If you asked at the closing price (after the drop), the underdog wins at roughly the rate the closing odds imply. The market has already priced in whatever information caused the drop. The edge is gone.

This is why professional bettors care far more about "getting the better of the number"—betting before the move—than about chasing steam after it happens.

Real Match Evidence

Case 1: Chicago White Sox vs. Houston Astros (MLB), documented by Action Network. The White Sox opened as a +145 underdog. Houston was drawing roughly 60% of the betting action. But in the hours leading up to the first pitch, the Chicago line shortened sharply—from +145 down to +130— while the Astros lengthened. Pinnacle moved first; other books followed. The White Sox won the game 3–1. This scenario is textbook reverse line movement: public money on the favorite, sharp money on the dog, and the dog cashed.
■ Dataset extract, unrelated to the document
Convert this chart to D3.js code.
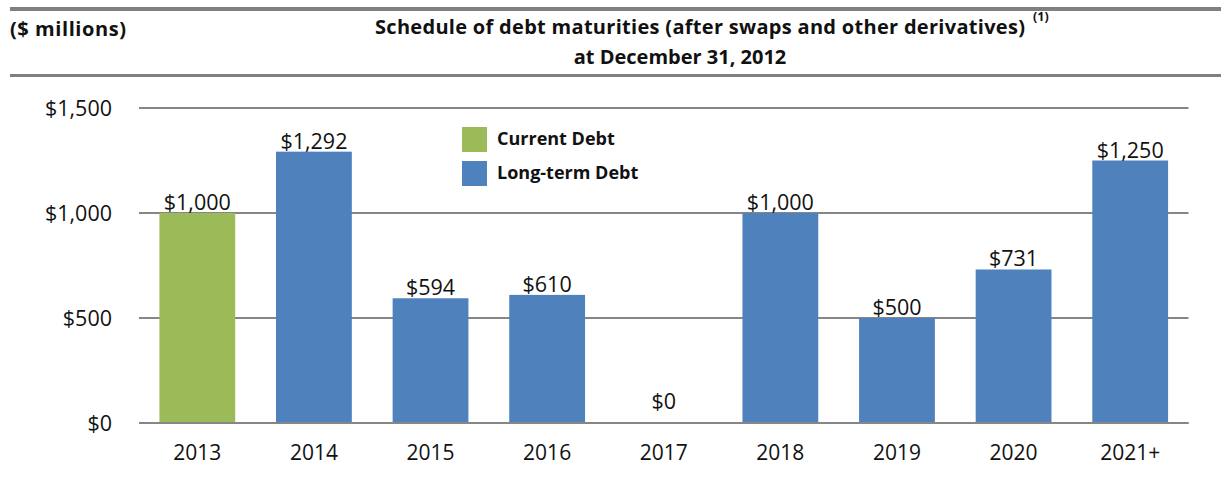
<!DOCTYPE html>
<html>
<head>
<meta charset="utf-8">
<script src="https://cdn.jsdelivr.net/npm/d3@7"></script>
<style>
  body { margin: 0; background: #fff; }
  text { fill: #111; }
</style>
</head>
<body>
<div id="chart"></div>
<script>
var width = 1221,
  height = 477;

// data
var years = ["2013", "2014", "2015", "2016", "2017", "2018", "2019", "2020", "2021+"];
var amounts = [1000, 1292, 594, 610, 0, 1000, 500, 731, 1250];
var kinds = ["current", "long", "long", "long", "long", "long", "long", "long", "long"];
var yTicks = [0, 500, 1000, 1500];
var legendLabels = ["Current Debt", "Long-term Debt"];
var legendKinds = ["current", "long"];

var colors = { current: "#9bbb59", long: "#4f81bd" };
var money = d3.format(",");
var boldFont = "'Open Sans', sans-serif";
var plainFont = "'Open Sans', sans-serif";

var svg = d3.select("#chart")
  .append("svg")
  .attr("width", width)
  .attr("height", height);

// header rules
svg.append("rect").attr("x", 10).attr("y", 7).attr("width", width - 10).attr("height", 4).attr("fill", "#808080");
svg.append("rect").attr("x", 10).attr("y", 74).attr("width", width - 10).attr("height", 3).attr("fill", "#808080");

svg.append("text")
  .attr("x", 10).attr("y", 36)
  .style("font-family", boldFont).style("font-weight", "bold").style("font-size", "20px")
  .attr("textLength", 116)
  .text("($ millions)");

var title = svg.append("text")
  .attr("x", 375).attr("y", 34)
  .style("font-family", boldFont).style("font-weight", "bold").style("font-size", "20px");
title.append("tspan")
  .attr("textLength", 650)
  .text("Schedule of debt maturities (after swaps and other derivatives)");
title.append("tspan")
  .attr("x", 1033).attr("y", 21)
  .style("font-size", "12.5px")
  .text("(1)");

svg.append("text")
  .attr("x", 680).attr("y", 64)
  .attr("text-anchor", "middle")
  .style("font-family", boldFont).style("font-weight", "bold").style("font-size", "20px")
  .text("at December 31, 2012");

var x = d3.scaleBand()
  .domain(years)
  .range([139, 1188.5])
  .paddingInner(0.35)
  .paddingOuter(0.175);

var y = d3.scaleLinear()
  .domain([0, 1500])
  .range([423, 108]);

// gridlines + y labels
svg.selectAll(".grid")
  .data(yTicks)
  .enter().append("line")
  .attr("class", "grid")
  .attr("x1", 139).attr("x2", 1188.5)
  .attr("y1", function(d) { return y(d); })
  .attr("y2", function(d) { return y(d); })
  .attr("stroke", "#868686")
  .attr("stroke-width", 2);

svg.selectAll(".ylab")
  .data(yTicks)
  .enter().append("text")
  .attr("class", "ylab")
  .attr("x", 112)
  .attr("y", function(d) { return y(d) + 8; })
  .attr("text-anchor", "end")
  .style("font-family", plainFont).style("font-size", "21.5px")
  .text(function(d) { return "$" + money(d); });

// bars
svg.selectAll(".bar")
  .data(amounts)
  .enter().append("rect")
  .attr("class", "bar")
  .attr("x", function(d, i) { return x(years[i]); })
  .attr("width", x.bandwidth())
  .attr("y", function(d) { return y(d); })
  .attr("height", function(d) { return y(0) - y(d); })
  .attr("fill", function(d, i) { return colors[kinds[i]]; });

// base line drawn again on top
svg.append("line")
  .attr("x1", 139).attr("x2", 1188.5)
  .attr("y1", y(0)).attr("y2", y(0))
  .attr("stroke", "#868686")
  .attr("stroke-width", 2);

// value labels
svg.selectAll(".val")
  .data(amounts)
  .enter().append("text")
  .attr("class", "val")
  .attr("x", function(d, i) { return x(years[i]) + x.bandwidth() / 2; })
  .attr("y", function(d) { return Math.min(y(d) - 3, y(0) - 14); })
  .attr("text-anchor", "middle")
  .style("font-family", plainFont).style("font-size", "21.5px")
  .text(function(d) { return "$" + money(d); });

// x labels
svg.selectAll(".xlab")
  .data(years)
  .enter().append("text")
  .attr("class", "xlab")
  .attr("x", function(d) { return x(d) + x.bandwidth() / 2; })
  .attr("y", 460)
  .attr("text-anchor", "middle")
  .style("font-family", plainFont).style("font-size", "21px")
  .text(function(d) { return d; });

// legend
var legend = svg.selectAll(".legend")
  .data(legendLabels)
  .enter().append("g")
  .attr("class", "legend")
  .attr("transform", function(d, i) { return "translate(462," + (127 + i * 34) + ")"; });

legend.append("rect")
  .attr("width", 25).attr("height", 25)
  .attr("fill", function(d, i) { return colors[legendKinds[i]]; });

legend.append("text")
  .attr("x", 35).attr("y", 18)
  .style("font-family", boldFont).style("font-weight", "bold").style("font-size", "18px")
  .text(function(d) { return d; });
</script>
</body>
</html>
At +145, the implied probability of a White Sox win was about 40.8%; at +130, it was about 43.5%. The market's sharper estimate was the winning one.

Case 2: Leicester City, Premier League 2015–16 — the slow-motion steam move. At the start of the season, Leicester were priced at 5,000-to-1 to win the title (implied probability: 0.02%). By the October 2015 international break—after they sat fifth in the table with 15 points from eight games— their price had already been slashed to 1,500-to-1 (0.067%). By December, after they went top of the table, Leicester were 100-to-1 (~1%). By the time they finished the season as champions 10 points clear of Arsenal at 81 points, they had traced one of the largest multi-month price drops in major-sport history. UK bookmakers absorbed roughly £25 million in losses. The market's steady downward pressure on Leicester's odds reflected accumulating information — Jamie Vardy scoring in 11 straight matches, N'Golo Kanté's emergence, Riyad Mahrez's form — that the opening line had failed to capture. Every drop along the way was, in hindsight, justified.
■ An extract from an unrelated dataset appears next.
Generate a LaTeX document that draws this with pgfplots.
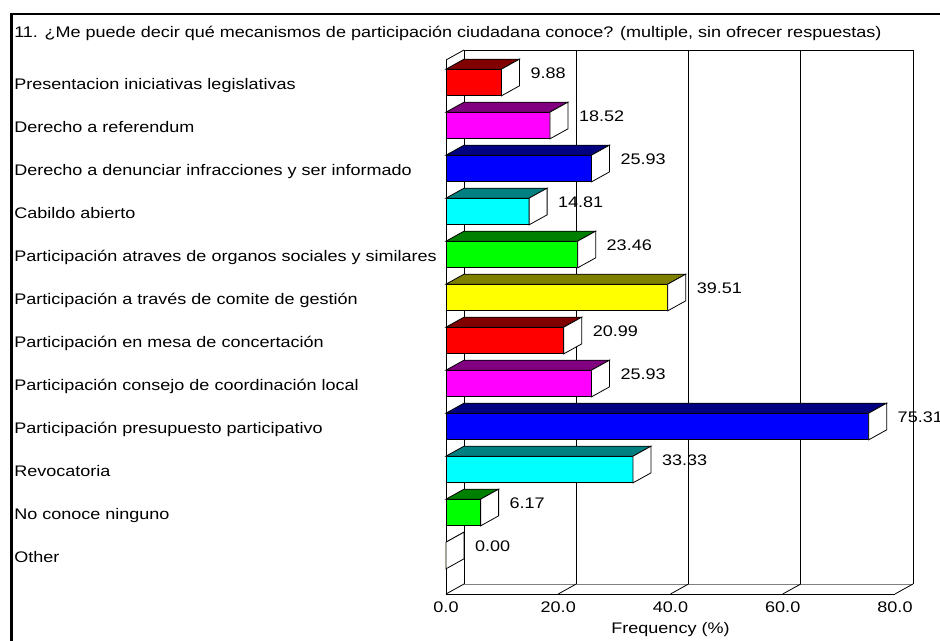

Case 3: NFL Week 16, 2025 — the Patrick Mahomes injury move. When Mahomes was ruled out for the season with a torn ACL, the Kansas City Chiefs' line against the Tennessee Titans collapsed from -10.5 to -3 at DraftKings Sportsbook. In moneyline terms, Tennessee's implied win probability—as a significant home underdog—roughly doubled overnight. This is a classic case of information-driven drop: new, material information entered the market, the line promptly shifted across all sportsbooks, and the number settled at a level that accounted for the quarterback's absence. Bettors who held Titans tickets purchased before the injury news captured enormous CLV—regardless of the final score—because they had bought them at a price the market no longer believed was correct.

The Honest Bottom Line

If you put the three cases together and strip out the noise, a consistent pattern emerges.

When an underdog's odds drop by around 20%, the underlying win probability has genuinely shifted. Sharp money, injury news, or new information has revised the market's estimate. Over thousands of such games, the closing line is the most accurate single predictor of outcome that exists. Research on Pinnacle data across 162,672 matches supports this conclusion.

But three honest cautions follow.

First, a 25%-implied underdog is still an underdog. Even after a 20% odds drop, the team is expected to lose roughly three times out of four. If you chase steam at the new price, you are paying the revised price for the revised probability. That is fair, not profitable.

Second, chasing steam at your sportsbook is not the same as being on the sharp side. If the market-moving books have already adjusted and your book is lagging, you may have a genuine edge. If your book has already moved, you do not need to. This is why beating the closing line—not following it—is the metric professionals track.

Third, variance is brutal over small samples. Short-term luck overwhelms long-term edges measured in single-digit percentages. Bettors who see three steam-move underdogs lose in a week and conclude the signal is broken are making a sample-size error. Bettors who observe three cash and conclude they've discovered a cheat code are also making a sample-size error.

Practical Framework

If you want to use line movement in your decision-making, a disciplined approach works better than a reactive one.

First, record the opening line for any match you care about. Without such data, you can't tell whether an underdog's current price is a bargain or already reflects every piece of public information.

Second, identify why the line moved. An injury to a star player is a causal move — the new price is the right price. A wave of recreational Monday-night money on a popular favorite is a noise move — the resulting reverse line movement on the dog may represent value. Weather changes in outdoor sports (NFL, MLB) are causal. Social-media hype is noise.

Third, compare across sportsbooks. If one market-setting book has moved an underdog from +400 to +300 and your book still has +375, you may have a genuine edge. If every book has already moved in concert, the edge is priced in.

Fourth, track your closing line value, not your wins and losses. Over 100-plus bets, a positive CLV is a more reliable indicator of skill than a W-L record. Most of the professionals interviewed by industry outlets like Sports Insights and Pinnacle have said some version of the same thing: they pay more attention to how the line moves after their bet than to whether the bet wins.

The One-Sentence Takeaway

When an underdog's odds drop 20%, it wins at roughly the rate its new, shortened price implies—which means the move is real information, but the profit opportunity belongs almost entirely to the bettors who got the price before the drop, not the ones chasing it afterward.

The market is not always right for a single game. Over thousands of games, it is closer to right than almost anything else you can consult. Respecting that—without worshipping it—is the foundation of disciplined betting.